Last year, we explained why Tom Brady’s suspension was overturned, even though it had been imposed in arbitration proceedings.  The trial judge had many reasons for reaching his conclusion.  Commissioner Goodell had acted as both judge and prosecutor, imposing the sanction as commissioner and upholding it as arbitrator; he had denied the defense access to some evidence; the law firm that provided him with an independent report operated under such a conflict that its independence was questionable.

The Court of Appeals reversed the trial court, effectively reinstating the Patriot quarterback’s suspension.  It had only one reason to do so, and that is the reason why we have consistently advocated avoiding arbitration in business to business contracts: in practice, they are not appealable.  Period.  The arbitrator’s word, even when it’s Goodell’s, stands all but supreme.

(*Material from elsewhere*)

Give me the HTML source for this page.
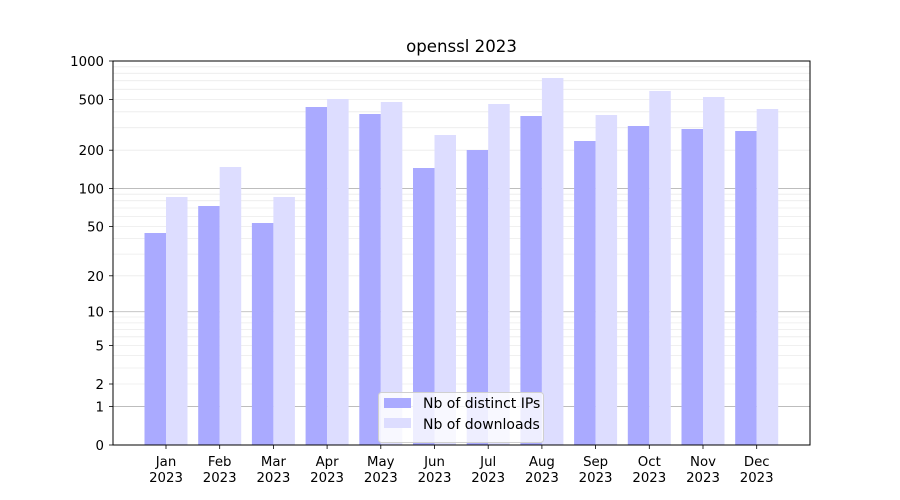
<!DOCTYPE html>
<html><head><meta charset="utf-8"><style>body{margin:0;background:#fff}svg{display:block}text{font-family:"DejaVu Sans","Liberation Sans",sans-serif;font-size:13.3px;fill:#000}</style></head>
<body>
<svg width="900" height="500" xmlns="http://www.w3.org/2000/svg">
<rect width="900" height="500" fill="#fff"/>
<g stroke="#ebebeb" stroke-width="0.8">
<line x1="113" x2="810" y1="384" y2="384"/><line x1="113" x2="810" y1="368" y2="368"/><line x1="113" x2="810" y1="355.5" y2="355.5"/><line x1="113" x2="810" y1="345.4" y2="345.4"/><line x1="113" x2="810" y1="336.8" y2="336.8"/><line x1="113" x2="810" y1="329.4" y2="329.4"/><line x1="113" x2="810" y1="322.9" y2="322.9"/><line x1="113" x2="810" y1="317" y2="317"/>
<line x1="113" x2="810" y1="275.8" y2="275.8"/><line x1="113" x2="810" y1="254.1" y2="254.1"/><line x1="113" x2="810" y1="238.6" y2="238.6"/><line x1="113" x2="810" y1="226.4" y2="226.4"/><line x1="113" x2="810" y1="216.5" y2="216.5"/><line x1="113" x2="810" y1="208" y2="208"/><line x1="113" x2="810" y1="200.7" y2="200.7"/><line x1="113" x2="810" y1="194.2" y2="194.2"/>
<line x1="113" x2="810" y1="150.2" y2="150.2"/><line x1="113" x2="810" y1="127.7" y2="127.7"/><line x1="113" x2="810" y1="111.8" y2="111.8"/><line x1="113" x2="810" y1="99.4" y2="99.4"/><line x1="113" x2="810" y1="89.3" y2="89.3"/><line x1="113" x2="810" y1="80.7" y2="80.7"/><line x1="113" x2="810" y1="73.3" y2="73.3"/><line x1="113" x2="810" y1="66.8" y2="66.8"/>
</g>
<g stroke="#bdbdbd" stroke-width="0.9">
<line x1="113" x2="810" y1="406.5" y2="406.5"/><line x1="113" x2="810" y1="311.7" y2="311.7"/><line x1="113" x2="810" y1="188.5" y2="188.5"/>
</g>
<g fill="#aaaaff">
<rect x="144.5" y="233" width="21.5" height="212"/>
<rect x="198.2" y="206" width="21.5" height="239"/>
<rect x="251.9" y="223" width="21.5" height="222"/>
<rect x="305.6" y="107" width="21.5" height="338"/>
<rect x="359.3" y="114" width="21.5" height="331"/>
<rect x="413" y="168" width="21.5" height="277"/>
<rect x="466.7" y="150" width="21.5" height="295"/>
<rect x="520.4" y="116" width="21.5" height="329"/>
<rect x="574.1" y="141" width="21.5" height="304"/>
<rect x="627.8" y="126" width="21.5" height="319"/>
<rect x="681.5" y="129" width="21.5" height="316"/>
<rect x="735.2" y="131" width="21.5" height="314"/>
</g>
<g fill="#ddddff">
<rect x="166" y="197" width="21.5" height="248"/>
<rect x="219.7" y="167" width="21.5" height="278"/>
<rect x="273.4" y="197" width="21.5" height="248"/>
<rect x="327.1" y="99" width="21.5" height="346"/>
<rect x="380.8" y="102" width="21.5" height="343"/>
<rect x="434.5" y="135" width="21.5" height="310"/>
<rect x="488.2" y="104" width="21.5" height="341"/>
<rect x="541.9" y="78" width="21.5" height="367"/>
<rect x="595.6" y="115" width="21.5" height="330"/>
<rect x="649.3" y="91" width="21.5" height="354"/>
<rect x="703" y="97" width="21.5" height="348"/>
<rect x="756.7" y="109" width="21.5" height="336"/>
</g>
<rect x="113" y="61" width="697" height="384" fill="none" stroke="#000" stroke-width="1"/>
<g stroke="#000" stroke-width="0.8">
<line x1="109" x2="113" y1="445" y2="445"/><line x1="109" x2="113" y1="406.5" y2="406.5"/><line x1="109" x2="113" y1="384" y2="384"/><line x1="109" x2="113" y1="345.4" y2="345.4"/><line x1="109" x2="113" y1="311.7" y2="311.7"/><line x1="109" x2="113" y1="275.8" y2="275.8"/><line x1="109" x2="113" y1="226.4" y2="226.4"/><line x1="109" x2="113" y1="188.5" y2="188.5"/><line x1="109" x2="113" y1="150.2" y2="150.2"/><line x1="109" x2="113" y1="99.4" y2="99.4"/><line x1="109" x2="113" y1="61" y2="61"/>
</g>
<g text-anchor="end">
<text x="104" y="450">0</text><text x="104" y="411.5">1</text><text x="104" y="389">2</text><text x="104" y="350.4">5</text><text x="104" y="316.7">10</text><text x="104" y="280.8">20</text><text x="104" y="231.4">50</text><text x="104" y="193.5">100</text><text x="104" y="155.2">200</text><text x="104" y="104.4">500</text><text x="104" y="66">1000</text>
</g>
<g stroke="#000" stroke-width="0.8">
<line x1="166" x2="166" y1="445" y2="449"/><line x1="219.7" x2="219.7" y1="445" y2="449"/><line x1="273.4" x2="273.4" y1="445" y2="449"/><line x1="327.1" x2="327.1" y1="445" y2="449"/><line x1="380.8" x2="380.8" y1="445" y2="449"/><line x1="434.5" x2="434.5" y1="445" y2="449"/><line x1="488.2" x2="488.2" y1="445" y2="449"/><line x1="541.9" x2="541.9" y1="445" y2="449"/><line x1="595.6" x2="595.6" y1="445" y2="449"/><line x1="649.3" x2="649.3" y1="445" y2="449"/><line x1="703" x2="703" y1="445" y2="449"/><line x1="756.7" x2="756.7" y1="445" y2="449"/>
</g>
<g text-anchor="middle">
<text x="166" y="466">Jan</text><text x="166" y="482">2023</text>
<text x="219.7" y="466">Feb</text><text x="219.7" y="482">2023</text>
<text x="273.4" y="466">Mar</text><text x="273.4" y="482">2023</text>
<text x="327.1" y="466">Apr</text><text x="327.1" y="482">2023</text>
<text x="380.8" y="466">May</text><text x="380.8" y="482">2023</text>
<text x="434.5" y="466">Jun</text><text x="434.5" y="482">2023</text>
<text x="488.2" y="466">Jul</text><text x="488.2" y="482">2023</text>
<text x="541.9" y="466">Aug</text><text x="541.9" y="482">2023</text>
<text x="595.6" y="466">Sep</text><text x="595.6" y="482">2023</text>
<text x="649.3" y="466">Oct</text><text x="649.3" y="482">2023</text>
<text x="703" y="466">Nov</text><text x="703" y="482">2023</text>
<text x="756.7" y="466">Dec</text><text x="756.7" y="482">2023</text>
<text x="461.5" y="52" style="font-size:16.6px">openssl 2023</text>
</g>
<rect x="378.5" y="392.5" width="165" height="50" rx="3" fill="#fff" fill-opacity="0.8" stroke="#d0d0d0"/>
<rect x="384" y="398" width="27" height="10" fill="#aaaaff"/>
<rect x="384" y="418" width="27" height="10" fill="#ddddff"/>
<text x="423" y="408" style="font-size:14px">Nb of distinct IPs</text>
<text x="423" y="429" style="font-size:14px">Nb of downloads</text>
</svg>
</body></html>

The Court of Appeals had half a dozen ways to say the same thing.  It said that the Commissioner had “broad discretion”; that courts are not just “highly deferential” to arbitral decisions but that the standard is “the most deferential” in the law; that is was not allowed to “second guess” the arbitrator; that it may not even disturb a clear error of law so long as the error was made in good faith.  Under those standards, even the trial court’s findings, however disturbing to many, did not make the case so exceptional as to overturn a decision made in arbitration.

One of the three judges dissented, so the Player’s Union (which is acting on Brady’s behalf) could be tempted to ask the Supremes to take the case.  That may be futile, however.  The Supreme Court has upheld and tightened the deference owed arbitration at every turn in recent memory.